### SHORT PROBLEM
Starting at the first line of the data, print each line verbatim up to and including the line bearing "plt.rcParams['font.family'] = ['Liberation", omitting pictures.

### TASK MATERIAL

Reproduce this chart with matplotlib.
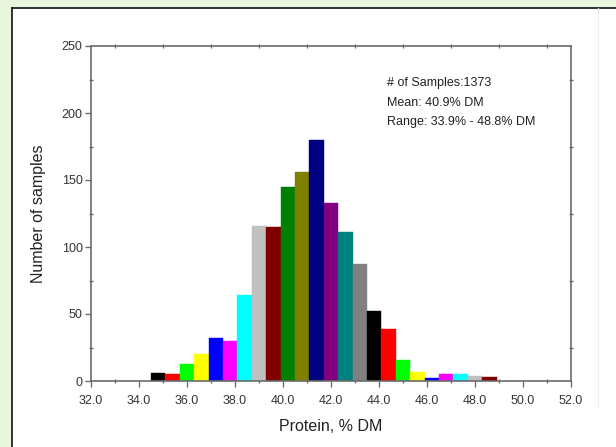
import matplotlib
matplotlib.use('Agg')
import matplotlib.pyplot as plt
from matplotlib.patches import Rectangle
from matplotlib.ticker import MultipleLocator

plt.rcParams['font.family'] = ['Liberation Sans', 'DejaVu Sans']

# bin centres (% DM) and counts
bin_start = 34.5
bin_width = 0.6
counts = [6, 5, 13, 20, 32, 30, 64, 116, 115, 145, 156, 180,
          133, 111, 87, 52, 39, 16, 7, 2, 5, 5, 4, 3]
centers = [bin_start + bin_width * (i + 0.5) for i in range(len(counts))]

# Origin-style colour increment
palette = ['#000000', '#ff0000', '#00ff00', '#ffff00', '#0000ff', '#ff00ff',
           '#00ffff', '#c0c0c0', '#800000', '#008000', '#808000', '#000080',
           '#800080', '#008080', '#808080']
colors = [palette[i % len(palette)] for i in range(len(counts))]

x_ticks = [32, 34, 36, 38, 40, 42, 44, 46, 48, 50, 52]
y_ticks = [0, 50, 100, 150, 200, 250]
info = "# of Samples:1373\nMean: 40.9% DM\nRange: 33.9% - 48.8% DM"

fig = plt.figure(figsize=(6.16, 4.47), dpi=100)
fig.patch.set_facecolor('#e9f5dc')

# white panel with dark left/top edge, behind the axes
top = 1 - 8 / 447
left = 12 / 616
fig.add_artist(Rectangle((left, 0), 1, top, transform=fig.transFigure,
                         facecolor='white', edgecolor='none', zorder=-10))
fig.add_artist(plt.Line2D([left, left], [0, top], transform=fig.transFigure,
                          color='#222222', lw=1.3, zorder=-5))
fig.add_artist(plt.Line2D([left, 1], [top, top], transform=fig.transFigure,
                          color='#222222', lw=1.3, zorder=-5))
fig.add_artist(plt.Line2D([598 / 616, 598 / 616], [0.09, top],
                          transform=fig.transFigure, color='#eeeeee',
                          lw=0.8, zorder=-5))

ax = fig.add_axes([91 / 616, 1 - 381 / 447, 480 / 616, 335 / 447])
ax.set_facecolor('white')
ax.bar(centers, counts, width=bin_width, color=colors, edgecolor=colors,
       linewidth=0.3, zorder=2)

ax.set_xlim(32, 52)
ax.set_ylim(0, 250)
ax.set_xticks(x_ticks)
ax.set_xticklabels([f"{v:.1f}" for v in x_ticks])
ax.set_yticks(y_ticks)
ax.xaxis.set_minor_locator(MultipleLocator(1))
ax.yaxis.set_minor_locator(MultipleLocator(25))

for s in ax.spines.values():
    s.set_color('#6b6b6b')
    s.set_linewidth(1.2)
ax.tick_params(which='major', direction='out', length=4, width=1,
               color='#6b6b6b', labelsize=9, labelcolor='#333333', pad=2)
ax.tick_params(axis='x', which='major', pad=6)
ax.tick_params(which='minor', direction='inout', length=3, width=1,
               color='#6b6b6b', top=True, right=True)

ax.set_xlabel('Protein, % DM', fontsize=11.5, color='#222222', labelpad=9)
ax.set_ylabel('Number of samples', fontsize=11.5, color='#222222', labelpad=11)

ax.text(44.35, 226.5, info, fontsize=9, color='#222222', va='top',
        ha='left', linespacing=1.8)

plt.savefig('out.png', dpi=100, facecolor=fig.get_facecolor())
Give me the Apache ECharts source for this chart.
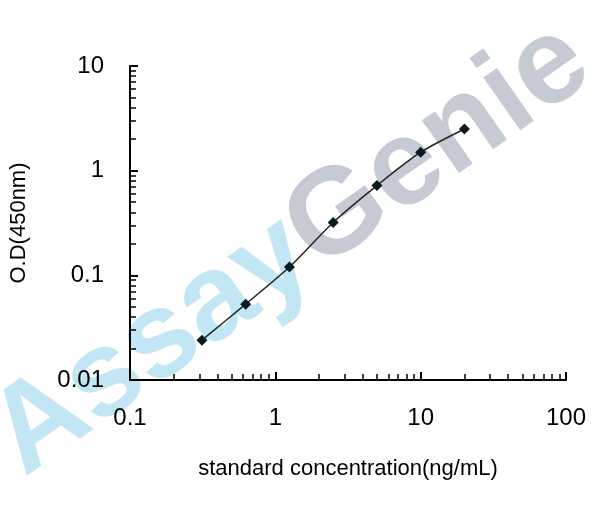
<!DOCTYPE html>
<html><head><meta charset="utf-8">
<script src="https://cdn.jsdelivr.net/npm/echarts@6/dist/echarts.min.js"></script>
<style>html,body{margin:0;padding:0;background:#fff}#c{width:608px;height:506px}</style>
</head><body><div id="c"></div>
<script>
const concentrations = [0.3125, 0.625, 1.25, 2.5, 5, 10, 20];
const odValues = [0.024, 0.053, 0.12, 0.32, 0.72, 1.5, 2.5];
const xTickLabels = ['0.1', '1', '10', '100'];
const yTickLabels = ['0.01', '0.1', '1', '10'];
const chart = echarts.init(document.getElementById('c'));
const font = 'Arial, "Liberation Sans", sans-serif';
chart.setOption({
  animation: false,
  graphic: [{
    type: 'text', x: 40, y: 500, rotation: 35 * Math.PI / 180, z: 0,
    style: {
      text: '{a|Assay}{g|Genie}', verticalAlign: 'bottom',
      rich: {
        a: { fontSize: 122, fontWeight: 'bold', fontFamily: font, fill: 'rgba(120,200,230,0.45)' },
        g: { fontSize: 122, fontWeight: 'bold', fontFamily: font, fill: 'rgba(140,150,170,0.5)' }
      }
    }
  }],
  grid: { left: 130, right: 42, top: 66, bottom: 126 },
  xAxis: {
    type: 'log', min: 0.1, max: 100, logBase: 10,
    name: 'standard concentration(ng/mL)', nameLocation: 'middle', nameGap: 78,
    nameTextStyle: { fontSize: 22, fontFamily: font, color: '#000' },
    axisLine: { lineStyle: { color: '#000', width: 2 } },
    axisTick: { inside: true, length: 8, lineStyle: { color: '#000', width: 2 } },
    minorTick: { show: true, splitNumber: 9, length: 6, lineStyle: { color: '#000', width: 1.5 } },
    axisLabel: { fontSize: 24, fontFamily: font, color: '#000', margin: 26,
      formatter: v => xTickLabels.find(t => Math.abs(parseFloat(t) - v) < 1e-9) || '' },
    splitLine: { show: false }
  },
  yAxis: {
    type: 'log', min: 0.01, max: 10, logBase: 10,
    name: 'O.D(450nm)', nameLocation: 'middle', nameGap: 100,
    nameTextStyle: { fontSize: 22, fontFamily: font, color: '#000' },
    axisLine: { show: true, lineStyle: { color: '#000', width: 2 } },
    axisTick: { show: true, inside: true, length: 8, lineStyle: { color: '#000', width: 2 } },
    minorTick: { show: true, splitNumber: 9, length: 6, lineStyle: { color: '#000', width: 1.5 } },
    axisLabel: { fontSize: 24, fontFamily: font, color: '#000', margin: 26,
      formatter: v => yTickLabels.find(t => Math.abs(parseFloat(t) - v) < 1e-9) || '' },
    splitLine: { show: false }
  },
  series: [{
    type: 'line', smooth: 0.25, z: 5,
    data: concentrations.map((c, i) => [c, odValues[i]]),
    symbol: 'diamond', symbolSize: 11,
    itemStyle: { color: '#0a1a22' },
    lineStyle: { color: '#222', width: 1.5 }
  }]
});
</script></body></html>
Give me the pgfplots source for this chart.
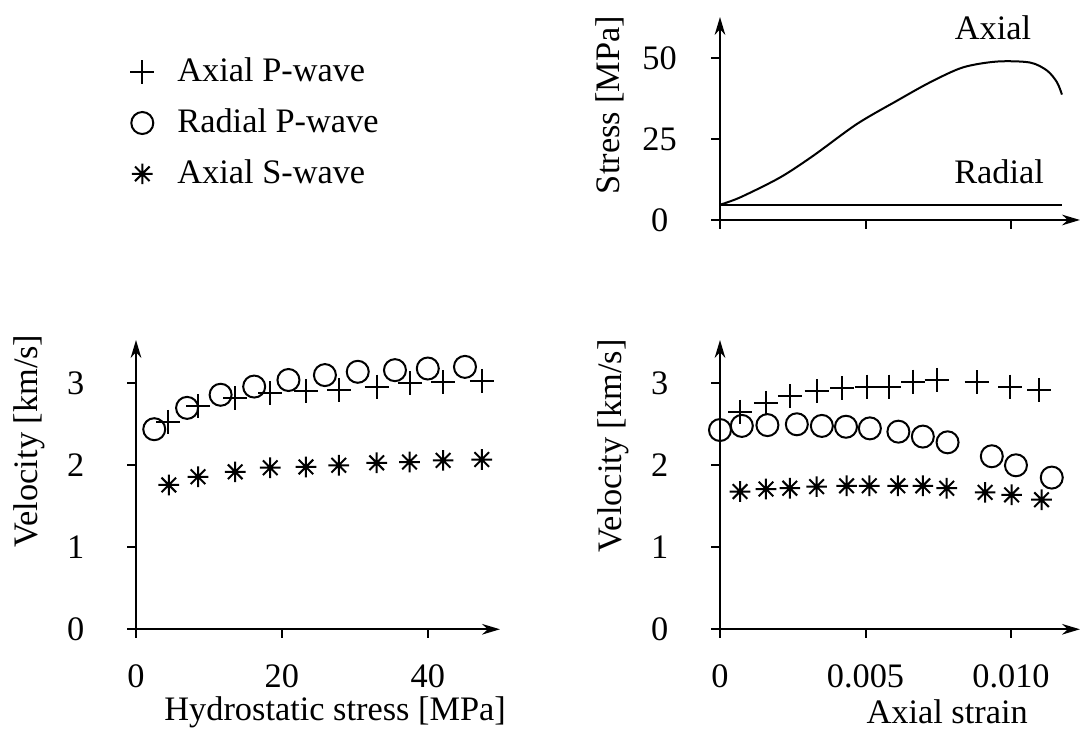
\documentclass[border=0pt]{standalone}
\usepackage{pgfplots}
\pgfplotsset{compat=1.18}
\usepackage{fontspec}
\setmainfont{Liberation Serif}
\usetikzlibrary{arrows.meta}

\pgfdeclareplotmark{star8}{%
  \pgfpathmoveto{\pgfqpoint{-\pgfplotmarksize}{0pt}}%
  \pgfpathlineto{\pgfqpoint{\pgfplotmarksize}{0pt}}%
  \pgfpathmoveto{\pgfqpoint{0pt}{-\pgfplotmarksize}}%
  \pgfpathlineto{\pgfqpoint{0pt}{\pgfplotmarksize}}%
  \pgfpathmoveto{\pgfqpoint{-0.7071\pgfplotmarksize}{-0.7071\pgfplotmarksize}}%
  \pgfpathlineto{\pgfqpoint{0.7071\pgfplotmarksize}{0.7071\pgfplotmarksize}}%
  \pgfpathmoveto{\pgfqpoint{-0.7071\pgfplotmarksize}{0.7071\pgfplotmarksize}}%
  \pgfpathlineto{\pgfqpoint{0.7071\pgfplotmarksize}{-0.7071\pgfplotmarksize}}%
  \pgfusepathqstroke}

\pgfplotsset{
  myax/.style={
    scale only axis,
    axis lines=left,
    axis line style={line width=0.6pt,-{Stealth[length=5.4pt,width=3.2pt]}},
    enlargelimits=false,
    tick align=outside,
    major tick length=2.6pt,
    tick style={line width=0.6pt,black},
    clip=false,
    /pgf/number format/assume math mode=true,
    yticklabel style={anchor=center,xshift=-15.5pt},
    xticklabel style={anchor=center,yshift=-11.4pt},
  },
  pplus/.style={black, line width=0.6pt, only marks, mark=+, mark size=3.6pt},
  pcirc/.style={black, line width=0.6pt, only marks, mark=o, mark size=3.3pt},
  pstar/.style={black, line width=0.6pt, only marks, mark=star8, mark size=3.1pt},
}

\begin{document}
\begin{tikzpicture}[font=\fontsize{10.3}{12}\selectfont]
\useasboundingbox (0,0) rectangle (325.2pt,218.7pt);

% ---------- Bottom-left: velocity vs hydrostatic stress ----------
\begin{axis}[myax,
  at={(40.8pt,29.91pt)}, anchor=south west,
  width=109.2pt, height=86.79pt,
  xmin=0, xmax=49.9, ymin=0, ymax=3.528,
  xtick={0,20,40}, ytick={0,1,2,3},
  xlabel={Hydrostatic stress [MPa]},
  ylabel={Velocity [km/s]},
  xlabel style={at={(axis description cs:0.547,-0.288)},anchor=center},
  ylabel style={at={(axis description cs:-0.294,0.651)},anchor=center,rotate=0},
  legend image code/.code={\path[draw=none,fill=none] (-0.1cm,0cm) -- (0.3cm,0cm);
    \draw[#1,only marks] plot coordinates {(0cm,0cm)};},
  legend style={draw=none, fill=none, at={(axis description cs:-0.045,1.75)}, anchor=west,
    row sep=2.6pt, cells={anchor=west}},
]
\addplot[pplus] coordinates {
 (4.4,2.53) (8.5,2.72) (13.6,2.82) (18.4,2.88) (23.3,2.90)
 (27.8,2.92) (33.0,2.96) (37.5,3.00) (42.1,3.01) (47.4,3.03)};
\addlegendentry{Axial P-wave}
\addplot[pcirc] coordinates {
 (2.5,2.44) (7.0,2.70) (11.6,2.86) (16.2,2.96) (20.9,3.04)
 (25.9,3.10) (30.4,3.14) (35.5,3.16) (40.0,3.18) (45.1,3.20)};
\addlegendentry{Radial P-wave}
\addplot[pstar] coordinates {
 (4.5,1.76) (8.5,1.86) (13.6,1.92) (18.4,1.97) (23.3,1.98)
 (27.8,2.00) (33.0,2.03) (37.5,2.04) (42.1,2.06) (47.4,2.07)};
\addlegendentry{Axial S-wave}
\end{axis}

% ---------- Bottom-right: velocity vs axial strain ----------
\begin{axis}[myax,
  at={(216pt,29.91pt)}, anchor=south west,
  width=108pt, height=86.79pt,
  xmin=0, xmax=0.01237, ymin=0, ymax=3.528,
  xtick={0,0.005,0.01}, xticklabels={0,0.005,0.010},
  ytick={0,1,2,3},
  scaled x ticks=false,
  xlabel={Axial strain},
  ylabel={Velocity [km/s]},
  xlabel style={at={(axis description cs:0.631,-0.286)},anchor=center},
  ylabel style={at={(axis description cs:-0.297,0.634)},anchor=center,rotate=0},
]
\addplot[pplus] coordinates {
 (0.00069,2.65) (0.00158,2.76) (0.0024,2.84) (0.00332,2.90) (0.0042,2.94)
 (0.00506,2.96) (0.00582,2.96) (0.00664,3.02) (0.00744,3.04) (0.00882,3.01)
 (0.00997,2.96) (0.01097,2.92)};
\addplot[pcirc] coordinates {
 (0,2.43) (0.00075,2.48) (0.00163,2.49) (0.00264,2.50) (0.0035,2.48)
 (0.00433,2.47) (0.00515,2.45) (0.00613,2.41) (0.00697,2.35) (0.00782,2.28)
 (0.00934,2.11) (0.01017,2.00) (0.0114,1.85)};
\addplot[pstar] coordinates {
 (0.00069,1.68) (0.00158,1.71) (0.0024,1.72) (0.00332,1.74) (0.00435,1.75)
 (0.00513,1.75) (0.00611,1.75) (0.00697,1.75) (0.00779,1.72) (0.00911,1.67)
 (0.01002,1.64) (0.01105,1.58)};
\end{axis}

% ---------- Top-right: stress vs axial strain ----------
\begin{axis}[myax,
  at={(216pt,152.7pt)}, anchor=south west,
  width=108pt, height=60.9pt,
  xmin=0, xmax=0.01237, ymin=0, ymax=62.65,
  xtick={0,0.005,0.01}, xticklabels={},
  ytick={0,25,50},
  scaled x ticks=false,
  ylabel={Stress [MPa]},
  ylabel style={at={(axis description cs:-0.306,0.567)},anchor=center,rotate=0},
]
\addplot[black, line width=0.6pt, no marks, smooth, tension=0.5] coordinates {
 (0,4.7) (0.0007,7.0) (0.00206,13.1) (0.0032,19.8) (0.0047,29.6)
 (0.00608,36.8) (0.00722,42.5) (0.00835,47.1) (0.00952,48.9)
 (0.01065,48.6) (0.01124,46.1) (0.01158,42.5) (0.01175,38.7)};
\addplot[black, line width=0.6pt, no marks] coordinates {(0,4.7) (0.01175,4.7)};
\node at (axis cs:0.00938,59.3) {Axial};
\node at (axis cs:0.00959,14.8) {Radial};
\end{axis}
\end{tikzpicture}
\end{document}
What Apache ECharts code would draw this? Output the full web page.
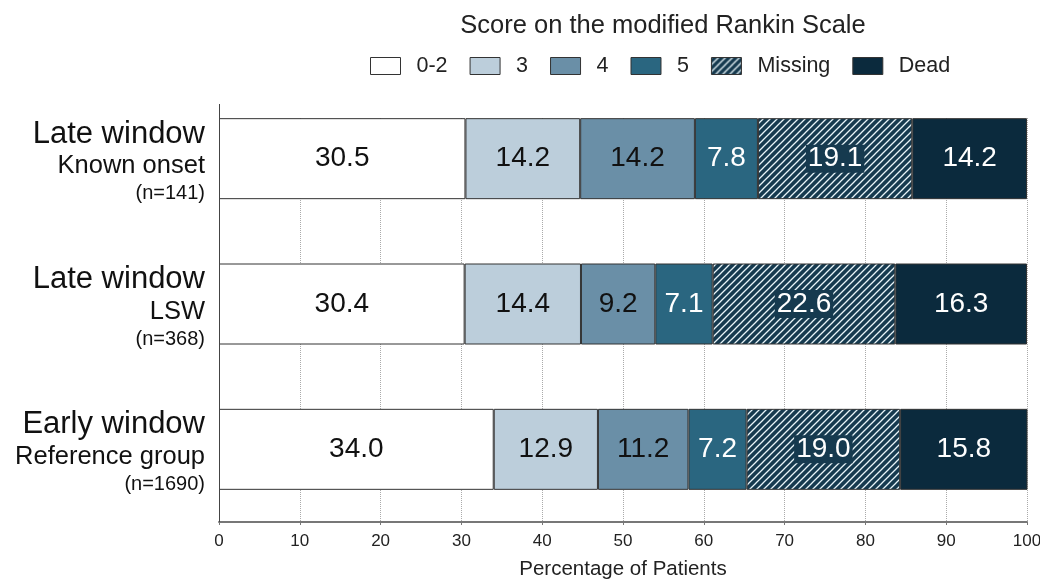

### TASK OUTPUT
Reproduce this chart with matplotlib.
import matplotlib
matplotlib.use('Agg')
import matplotlib.pyplot as plt
from matplotlib.patches import Rectangle
from matplotlib.ticker import MultipleLocator

plt.rcParams['font.family'] = ['Liberation Sans', 'DejaVu Sans']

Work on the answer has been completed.